The three papers reveal how Japan’s environmental present is experienced as both constrained by the stubborn accumulations of the past and oriented toward uncertain ecological futures. Presenter 1 examines the afterlives of industrial pollution in Minamata, tracing how histories of corporate violence and environmental toxicity are alternately concealed, curated, and confronted. Contrasting the state-sponsored eco-park and the citizen-led Minamata Disease Museum, the paper shows how museum exhibits, physical nature-making, and ritual innovations produce competing accounts of past responsibility and present-day recovery. Presenter 2 turns to domestic interiors to explore how pollution unfolds as a slow, lived condition in hoarding cases shaped by mould, vermin, and chemical agents.
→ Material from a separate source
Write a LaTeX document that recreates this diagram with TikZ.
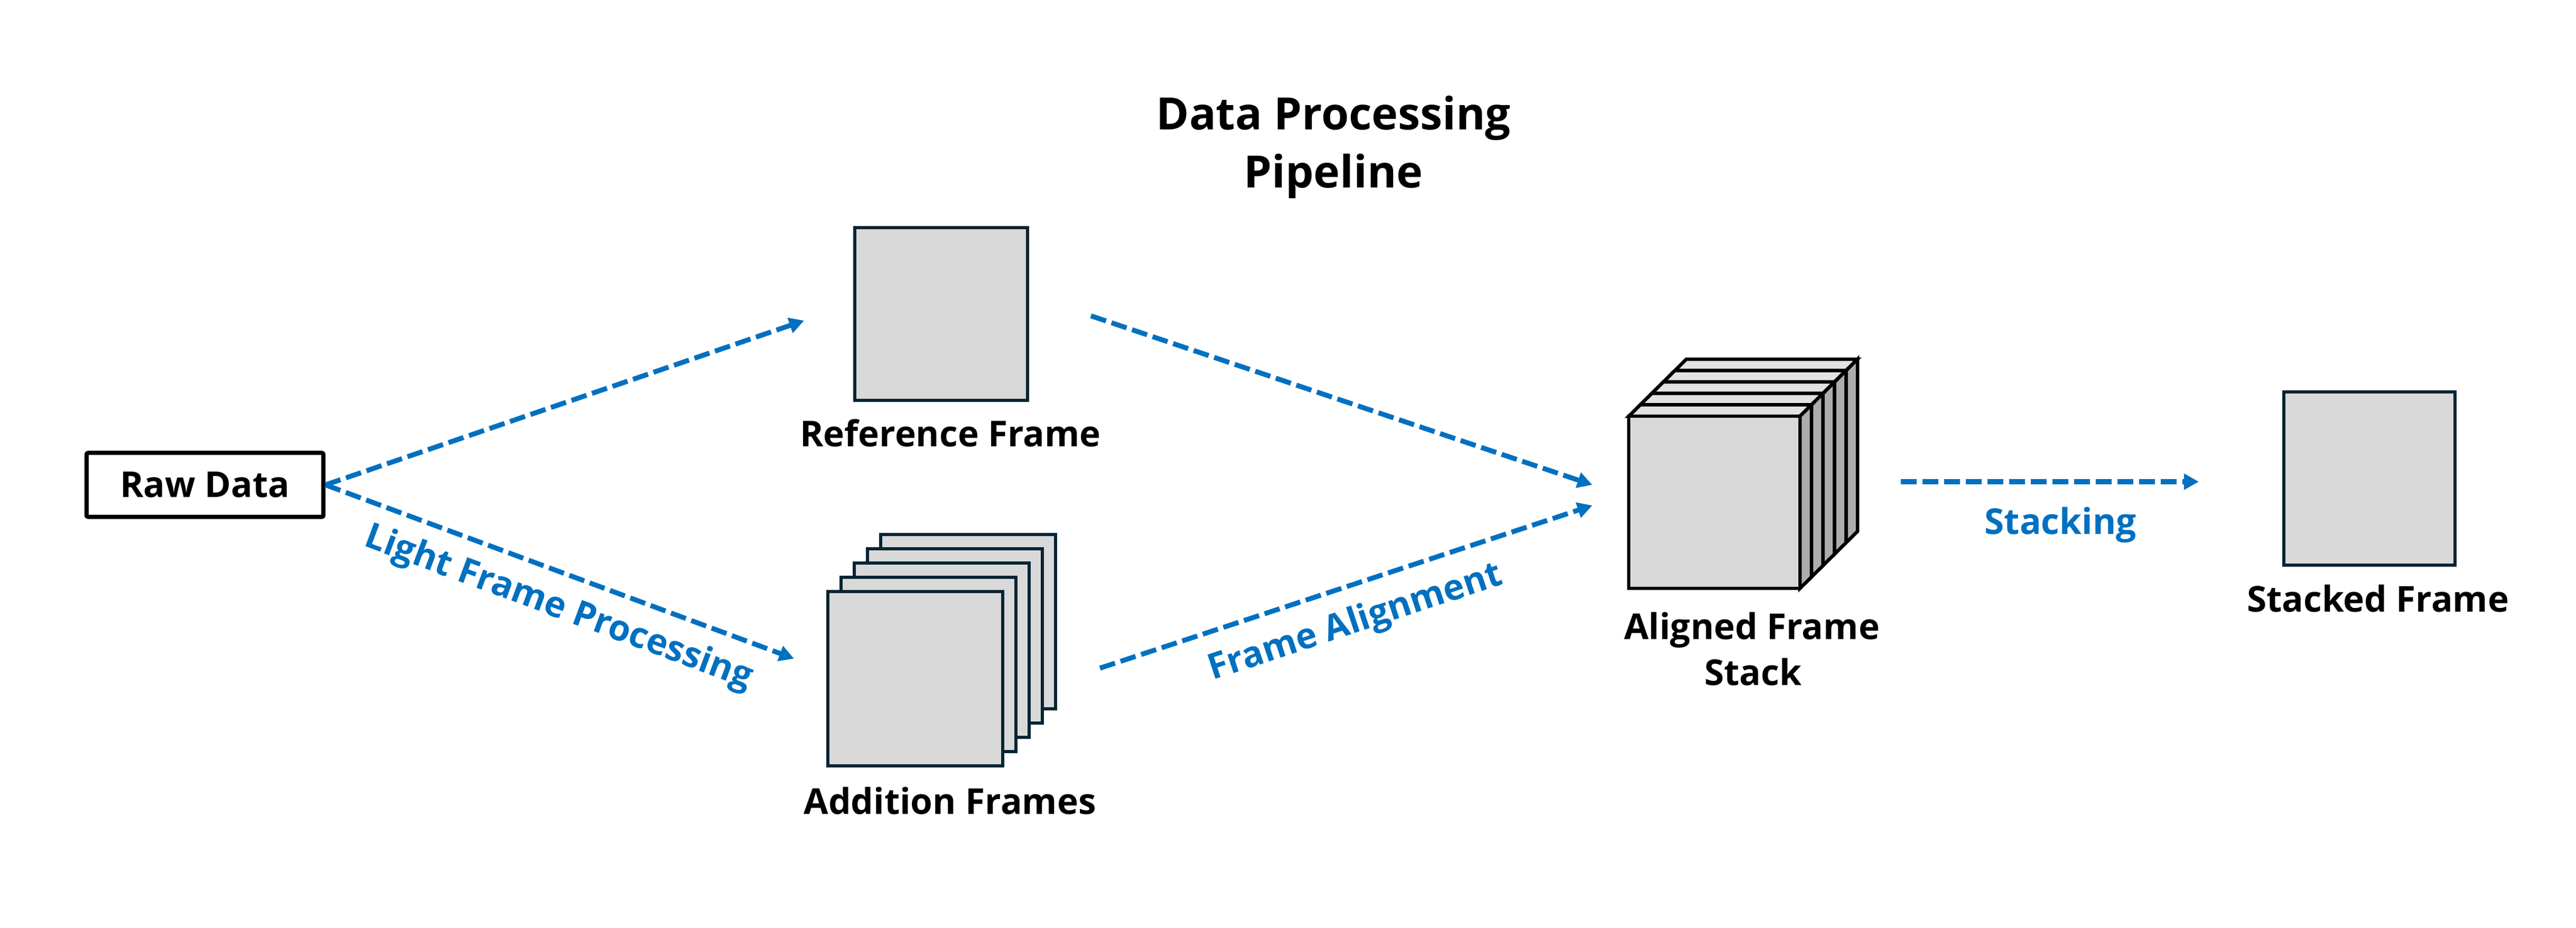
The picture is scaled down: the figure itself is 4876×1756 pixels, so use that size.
\documentclass[tikz,border=0pt]{standalone}
\usepackage{fontspec}
\setmainfont{Open Sans}
\usetikzlibrary{arrows.meta}
\definecolor{flowblue}{HTML}{0070C0}
\definecolor{framenavy}{HTML}{042433}
\definecolor{facegray}{HTML}{D9D9D9}
\definecolor{topgray}{HTML}{E2E2E2}
\definecolor{sidegray}{HTML}{ADADAD}
\begin{document}
\begin{tikzpicture}[x=0.01cm,y=-0.01cm,
  flow/.style={draw=flowblue, line width=0.093cm, dash pattern=on 0.30cm off 0.11cm,
    -{Triangle[length=0.28cm,width=0.29cm]}},
  flowlabel/.style={text=flowblue, font=\fontsize{19.2}{22}\selectfont\bfseries, inner sep=0pt},
  caption/.style={font=\fontsize{19.2}{22}\selectfont\bfseries, inner sep=0pt, anchor=base},
  titlefont/.style={font=\fontsize{24}{28}\selectfont\bfseries, inner sep=0pt, anchor=base},
  frame/.style={draw=framenavy, fill=facegray, line width=0.065cm, inner sep=0pt},
  cubeline/.style={draw=black, line width=0.065cm}]
\path[fill=white, use as bounding box] (0,0) rectangle (4876,1756);

% title
\node[titlefont] (title1) at (2524,245) {Data Processing};
\node[titlefont] (title2) at (2524,355) {Pipeline};

% raw data
\node[draw=black, line width=0.08cm, rounded corners=0.03cm, minimum width=4.48cm,
  minimum height=1.21cm, inner sep=0pt, font=\fontsize{19.2}{22}\selectfont\bfseries]
  (raw) at (388,918) {Raw Data};

% reference frame
\node[frame, minimum width=3.27cm, minimum height=3.27cm] (ref) at (1781.5,594.5) {};
\node[caption] (refcap) at (1799,845) {Reference Frame};

% addition frames
\foreach \i in {4,3,2,1}{
  \node[frame, minimum width=3.31cm, minimum height=3.30cm] (add\i) at ({1732.5+25*\i},{1285-27*\i}) {};
}
\node[frame, minimum width=3.31cm, minimum height=3.30cm] (add) at (1732.5,1285) {};
\node[caption] (addcap) at (1798,1541) {Addition Frames};

% aligned frame stack
\foreach \i in {4,3,2,1,0}{
  \filldraw[cubeline, fill=topgray]
    ({3083+21.8*\i},{788-21.6*\i}) -- ({3407+21.8*\i},{788-21.6*\i})
    -- ({3407+21.8*(\i+1)},{788-21.6*(\i+1)}) -- ({3083+21.8*(\i+1)},{788-21.6*(\i+1)}) -- cycle;
  \filldraw[cubeline, fill=sidegray]
    ({3407+21.8*\i},{788-21.6*\i}) -- ({3407+21.8*(\i+1)},{788-21.6*(\i+1)})
    -- ({3407+21.8*(\i+1)},{1114-21.6*(\i+1)}) -- ({3407+21.8*\i},{1114-21.6*\i}) -- cycle;
}
\node[draw=black, fill=facegray, line width=0.065cm, minimum width=3.24cm,
  minimum height=3.26cm, inner sep=0pt] (aligned) at (3245,951) {};
\node[caption] (alcap1) at (3316,1210) {Aligned Frame};
\node[caption] (alcap2) at (3318,1297) {Stack};

% stacked frame
\node[frame, minimum width=3.24cm, minimum height=3.28cm] (stacked) at (4485,906) {};
\node[caption] (stcap) at (4501,1158) {Stacked Frame};

% connectors
\coordinate (a1e) at (1522,607);
\coordinate (a2e) at (1503,1247);
\coordinate (a3s) at (2065,598);
\coordinate (a3e) at (3014,918);
\coordinate (a4s) at (2082,1265);
\coordinate (a4e) at (3014,957);
\coordinate (a5s) at (3598,912);
\coordinate (a5e) at (4162,912);
\draw[flow] (raw.east) -- (a1e);
\draw[flow] (raw.east) -- (a2e);
\draw[flow] (a3s) -- (a3e);
\draw[flow] (a4s) -- (a4e);
\draw[flow] (a5s) -- (a5e);

\node[flowlabel, rotate=-20.4] (lfp) at (1057,1152) {Light Frame Processing};
\node[flowlabel, rotate=18.3] (fal) at (2566,1180) {Frame Alignment};
\node[flowlabel, anchor=base] (stk) at (3900,1011) {Stacking};
\end{tikzpicture}
\end{document}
The paper examines how accumulated objects reshape indoor ecologies through the interaction of architectural forms, seasonal rhythms, and human routines, producing toxic domestic environments that render pollution difficult to perceive and contain. Presenter 3 examines how concerns over anticipatory pollution and contamination reshape ritual ecologies in temple-run ossuaries where food offerings for the dead persist beyond ritual moments. The paper shows how decay, pollution risk, and waste regulation reorganize ritual care, reconfiguring how relations with the dead are materially enacted and managed amid tensions between ritual cycles and material temporalities. The panel’s discussant, whose work on plastics foregrounds durability, toxicity, and the relationality of petrochemical matter, will situate these cases within broader academic debates and offer some transnational perspectives.